Shell also noted geographically their commitment to deepwater:

Brazil and the Gulf of Mexico represent the best real estate in global deep water. We are developing competitive projects here based on this advantaged acreage. Shell’s deep-water production could double, to some 900 thousand barrels of oil equivalent per day (kboed) in 2020, compared with 450 kboed in 2015.

The fact is that operating costs are lower in these regions compared to the North Sea: e.g. PSV runs have lower spec vessels, cheaper fuel, cheaper crews, and lower CapEx. It’s all about driving unit production costs down now, just like a manufacturing business every process will be examined and reviewed and an attempt made to lower the cost.

To that end Shell have approved the Kaiskias development for a 40 000 bpd field (them picture here). Like BP on Mad Dog Phase 2 Shell got a near 50% reduction in development costs and replicated previous design knowledge. These companies are using large offshore projects as the baseload for their production needs and building shale capability as the marginal production that flexs as market needs dictate.

And shale is flexible:  the Baker Hughes rig count hit 697 rigs last week, up 9 on the last week, but up an astonishing 365 year-on-year (91%). It’s just the right growth rate, not so high cost goes mad, but high enough to substantially affect the market price and keep investment incoming. Goldilocks growth. Right now those rig and service companies are adding more capacity, training more people, learning how they can extract more per well, and lower the running cost. Every day they learn more and apply more in a self referential cycle that is the hallmark of standardisation and lowering unit costs. Bet against it at your peril.

The other side of this production revolution could been seen as Bourbon also reported today. Revenue down 28% year-on-year! Bourbon is so big it is a bellweather for those exposed to assets without the project execution capability that others have. The contrast with Shell couldn’t be more obvious. Poor utilisation and management highlighting only they had negotiated with ICBC to taper lease payments. There is no light at the moment for subsea – which is consistent with what GE said this week.

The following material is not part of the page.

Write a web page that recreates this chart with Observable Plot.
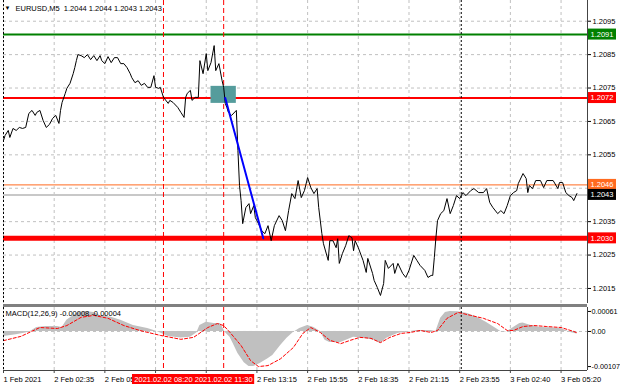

The common theme here is that subsea is structurally unattractive compared to other development opportunities. High upfront exploration and appraisal costs relative to flow rates make it harder to attract upfront funding and capacity utilisation at below economic levels for vessel operators still not lowering costs enough to bring the market into equilibrium.

You don’t need to run a regression to understand what is happening here: investment is pouring into shale and ignoring offshore for all but the most certain bets. Until CapEx from the E&P companies comes back any hope of a “recovery” for those long on tonnage is a mirage. CapEx drives utilisation in a way IRM just cannot. At some point the offshore community is going to have to stop pretending the only possible solution here is a market “recovery”. There has been a fundamental and structural change in the market. Multi-year commitment to low CapEx is not what the global fleet was built for, it was built for 2013 when Shell Upstream alone chucked a cheeky USD 24bn at improving production, not a measly USD 12bn per annum capped.

I think this highlights what a massive mistake Solstad has made here by taking on Farstad and DeepSea. A supplier of high-end CSVs may have had an independent future, but exposing yourself to commodity tonnage, predominantly in structurally unattractive regions suffering declining investment, without enough scale to generate pricing power, is looking more and more like a poor move every day (not that it ever looked good). Minorities in Solstad must be livid.

Clearly those contractors who can deliver large offshore projects in deepwater have a viable business model if they don’t have too much tonnage. For the rest it will be years of sub-economic returns unless restructuring brings a new capital structure.